[Extracted records]
-- start --
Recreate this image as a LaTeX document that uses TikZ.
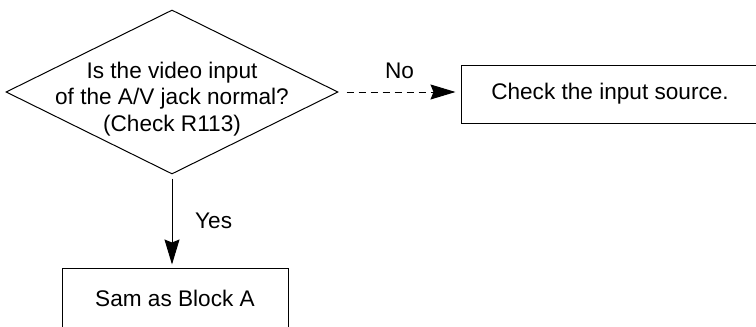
\documentclass[tikz,border=0pt]{standalone}
\usepackage{fontspec}
\setmainfont{Liberation Sans}
\usetikzlibrary{shapes.geometric,arrows.meta,positioning}
\tikzset{
  decision/.style={draw, diamond, line width=0.5pt, minimum width=166pt, minimum height=82pt, inner sep=0pt},
  stepbox/.style={draw, line width=0.5pt, inner sep=0pt},
  flow/.style={line width=0.5pt, -{Stealth[length=12.5pt,width=7.5pt,inset=1.5pt]}},
}
\begin{document}
\begin{tikzpicture}[x=0.5pt, y=-0.5pt, font=\fontsize{11.3}{13.25}\selectfont]
			\clip (0,0) rectangle (756,327);
			\node[decision] (video) at (172,92) {};
			\node[align=center] (videotext) at (172,99) {Is the video input\\of the A/V jack normal?\\(Check R113)};
			\node[stepbox, minimum width=149pt, minimum height=29pt] (source) at (610,94) {Check the input source.};
			\node[stepbox, minimum width=113pt, minimum height=30pt] (blocka) at (175,298) {Sam as Block A};
			\draw[flow, dash pattern=on 3.5pt off 2.5pt, shorten <=4pt, shorten >=2.5pt] (video.east) -- (video.east -| source.west) node[midway, above=3pt] (no) {No};
			\draw[flow, shorten <=2pt, shorten >=1.5pt] (video.south) -- (video.south |- blocka.north) node[midway, right=8pt] (yes) {Yes};
\end{tikzpicture}
\end{document}
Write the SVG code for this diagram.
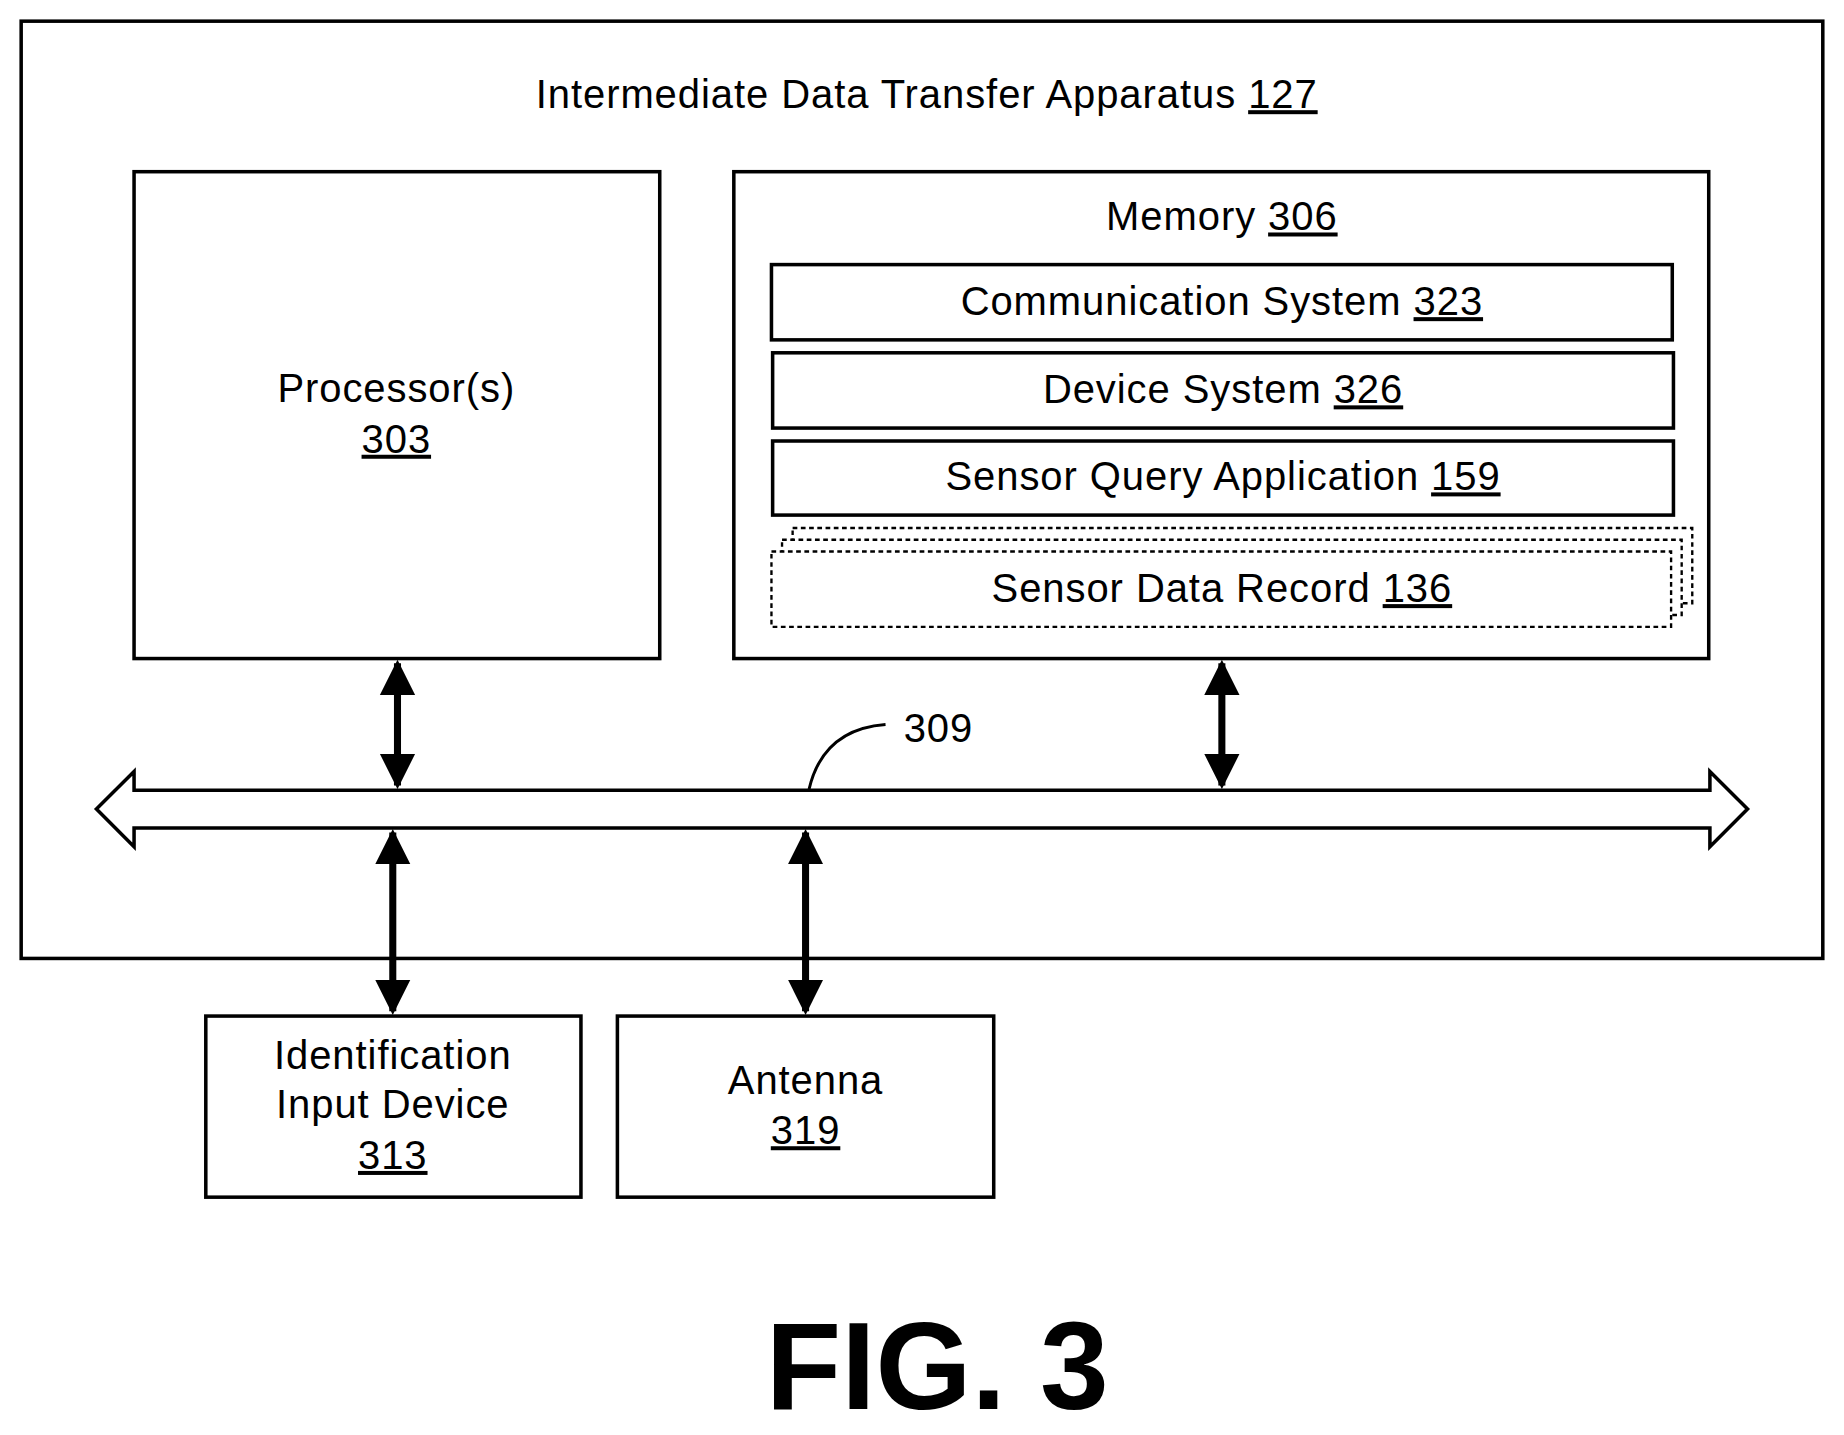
<svg xmlns="http://www.w3.org/2000/svg" width="1844" height="1435" viewBox="0 0 1844 1435">
<style>
text{font-family:"Liberation Sans",Arial,sans-serif;font-size:34px;letter-spacing:0.8px;text-anchor:middle;fill:#000}
.b{fill:#fff;stroke:#000;stroke-width:3}
.d{fill:#fff;stroke:#000;stroke-width:2;stroke-dasharray:4 3}
.u{text-decoration:underline}
.c{stroke:#000;stroke-width:6;fill:none}
</style>
<defs>
<marker id="ah" viewBox="0 0 10 10" refX="9" refY="5" markerWidth="5" markerHeight="6" orient="auto-start-reverse" markerUnits="strokeWidth"><path d="M0,0 L10,5 L0,10 z" fill="#000"/></marker>
</defs>
<rect width="1844" height="1435" fill="#fff"/>
<g transform="scale(1.176)">
<g id="apparatus"><rect class="b" x="18" y="18" width="1532" height="797"/>
<text x="788" y="92">Intermediate Data Transfer Apparatus <tspan class="u">127</tspan></text></g>
<g id="processor"><rect class="b" x="114" y="146" width="447" height="414"/>
<text x="337" y="342">Processor(s)</text><text x="337" y="385" class="u">303</text></g>
<g id="memory"><rect class="b" x="624" y="146" width="829" height="414"/>
<text x="1039" y="196">Memory <tspan class="u">306</tspan></text></g>
<g id="comm"><rect class="b" x="656" y="225" width="766" height="64"/>
<text x="1039" y="268">Communication System <tspan class="u">323</tspan></text></g>
<g id="device"><rect class="b" x="657" y="300" width="766" height="64"/>
<text x="1040" y="343">Device System <tspan class="u">326</tspan></text></g>
<g id="query"><rect class="b" x="657" y="375" width="766" height="63"/>
<text x="1040" y="417">Sensor Query Application <tspan class="u">159</tspan></text></g>
<g id="record">
<rect class="d" x="674" y="449" width="765" height="64"/>
<rect class="d" x="665" y="459" width="765" height="64"/>
<rect class="d" x="656" y="469" width="765" height="64"/>
<text x="1039" y="512">Sensor Data Record <tspan class="u">136</tspan></text></g>
<g id="bus"><path d="M82,688 L114,656 L114,672 L1454,672 L1454,656 L1486,688 L1454,720 L1454,704 L114,704 L114,720 Z" fill="#fff" stroke="#000" stroke-width="3"/>
<text x="798" y="631">309</text></g>
<g id="idinput"><rect class="b" x="175" y="864" width="319" height="154"/>
<text x="334" y="909">Identification</text><text x="334" y="951">Input Device</text><text x="334" y="994" class="u">313</text></g>
<g id="antenna"><rect class="b" x="525" y="864" width="320" height="154"/>
<text x="685" y="930">Antenna</text><text x="685" y="973" class="u">319</text></g>
<g id="connectors">
<path d="M688,671 Q700,620 753,616" fill="none" stroke="#000" stroke-width="2.5"/>
<line class="c" x1="338" y1="564" x2="338" y2="668" marker-start="url(#ah)" marker-end="url(#ah)"/>
<line class="c" x1="1039" y1="564" x2="1039" y2="668" marker-start="url(#ah)" marker-end="url(#ah)"/>
<line class="c" x1="334" y1="708" x2="334" y2="860" marker-start="url(#ah)" marker-end="url(#ah)"/>
<line class="c" x1="685" y1="708" x2="685" y2="860" marker-start="url(#ah)" marker-end="url(#ah)"/>
</g>
<text x="797" y="1198" style="font-size:105px;font-weight:bold;letter-spacing:0">FIG. 3</text>
</g>
</svg>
-- end --
- _Your instructions_
Set down all the data again exactly as above, pictures excluded.

- _Written response_
Recreate this image as a LaTeX document that uses TikZ.
\documentclass[tikz,border=0pt]{standalone}
\usepackage{fontspec}
\setmainfont{Liberation Sans}
\usetikzlibrary{shapes.geometric,arrows.meta,positioning}
\tikzset{
  decision/.style={draw, diamond, line width=0.5pt, minimum width=166pt, minimum height=82pt, inner sep=0pt},
  stepbox/.style={draw, line width=0.5pt, inner sep=0pt},
  flow/.style={line width=0.5pt, -{Stealth[length=12.5pt,width=7.5pt,inset=1.5pt]}},
}
\begin{document}
\begin{tikzpicture}[x=0.5pt, y=-0.5pt, font=\fontsize{11.3}{13.25}\selectfont]
			\clip (0,0) rectangle (756,327);
			\node[decision] (video) at (172,92) {};
			\node[align=center] (videotext) at (172,99) {Is the video input\\of the A/V jack normal?\\(Check R113)};
			\node[stepbox, minimum width=149pt, minimum height=29pt] (source) at (610,94) {Check the input source.};
			\node[stepbox, minimum width=113pt, minimum height=30pt] (blocka) at (175,298) {Sam as Block A};
			\draw[flow, dash pattern=on 3.5pt off 2.5pt, shorten <=4pt, shorten >=2.5pt] (video.east) -- (video.east -| source.west) node[midway, above=3pt] (no) {No};
			\draw[flow, shorten <=2pt, shorten >=1.5pt] (video.south) -- (video.south |- blocka.north) node[midway, right=8pt] (yes) {Yes};
\end{tikzpicture}
\end{document}
Write the SVG code for this diagram.
<svg xmlns="http://www.w3.org/2000/svg" width="1844" height="1435" viewBox="0 0 1844 1435">
<style>
text{font-family:"Liberation Sans",Arial,sans-serif;font-size:34px;letter-spacing:0.8px;text-anchor:middle;fill:#000}
.b{fill:#fff;stroke:#000;stroke-width:3}
.d{fill:#fff;stroke:#000;stroke-width:2;stroke-dasharray:4 3}
.u{text-decoration:underline}
.c{stroke:#000;stroke-width:6;fill:none}
</style>
<defs>
<marker id="ah" viewBox="0 0 10 10" refX="9" refY="5" markerWidth="5" markerHeight="6" orient="auto-start-reverse" markerUnits="strokeWidth"><path d="M0,0 L10,5 L0,10 z" fill="#000"/></marker>
</defs>
<rect width="1844" height="1435" fill="#fff"/>
<g transform="scale(1.176)">
<g id="apparatus"><rect class="b" x="18" y="18" width="1532" height="797"/>
<text x="788" y="92">Intermediate Data Transfer Apparatus <tspan class="u">127</tspan></text></g>
<g id="processor"><rect class="b" x="114" y="146" width="447" height="414"/>
<text x="337" y="342">Processor(s)</text><text x="337" y="385" class="u">303</text></g>
<g id="memory"><rect class="b" x="624" y="146" width="829" height="414"/>
<text x="1039" y="196">Memory <tspan class="u">306</tspan></text></g>
<g id="comm"><rect class="b" x="656" y="225" width="766" height="64"/>
<text x="1039" y="268">Communication System <tspan class="u">323</tspan></text></g>
<g id="device"><rect class="b" x="657" y="300" width="766" height="64"/>
<text x="1040" y="343">Device System <tspan class="u">326</tspan></text></g>
<g id="query"><rect class="b" x="657" y="375" width="766" height="63"/>
<text x="1040" y="417">Sensor Query Application <tspan class="u">159</tspan></text></g>
<g id="record">
<rect class="d" x="674" y="449" width="765" height="64"/>
<rect class="d" x="665" y="459" width="765" height="64"/>
<rect class="d" x="656" y="469" width="765" height="64"/>
<text x="1039" y="512">Sensor Data Record <tspan class="u">136</tspan></text></g>
<g id="bus"><path d="M82,688 L114,656 L114,672 L1454,672 L1454,656 L1486,688 L1454,720 L1454,704 L114,704 L114,720 Z" fill="#fff" stroke="#000" stroke-width="3"/>
<text x="798" y="631">309</text></g>
<g id="idinput"><rect class="b" x="175" y="864" width="319" height="154"/>
<text x="334" y="909">Identification</text><text x="334" y="951">Input Device</text><text x="334" y="994" class="u">313</text></g>
<g id="antenna"><rect class="b" x="525" y="864" width="320" height="154"/>
<text x="685" y="930">Antenna</text><text x="685" y="973" class="u">319</text></g>
<g id="connectors">
<path d="M688,671 Q700,620 753,616" fill="none" stroke="#000" stroke-width="2.5"/>
<line class="c" x1="338" y1="564" x2="338" y2="668" marker-start="url(#ah)" marker-end="url(#ah)"/>
<line class="c" x1="1039" y1="564" x2="1039" y2="668" marker-start="url(#ah)" marker-end="url(#ah)"/>
<line class="c" x1="334" y1="708" x2="334" y2="860" marker-start="url(#ah)" marker-end="url(#ah)"/>
<line class="c" x1="685" y1="708" x2="685" y2="860" marker-start="url(#ah)" marker-end="url(#ah)"/>
</g>
<text x="797" y="1198" style="font-size:105px;font-weight:bold;letter-spacing:0">FIG. 3</text>
</g>
</svg>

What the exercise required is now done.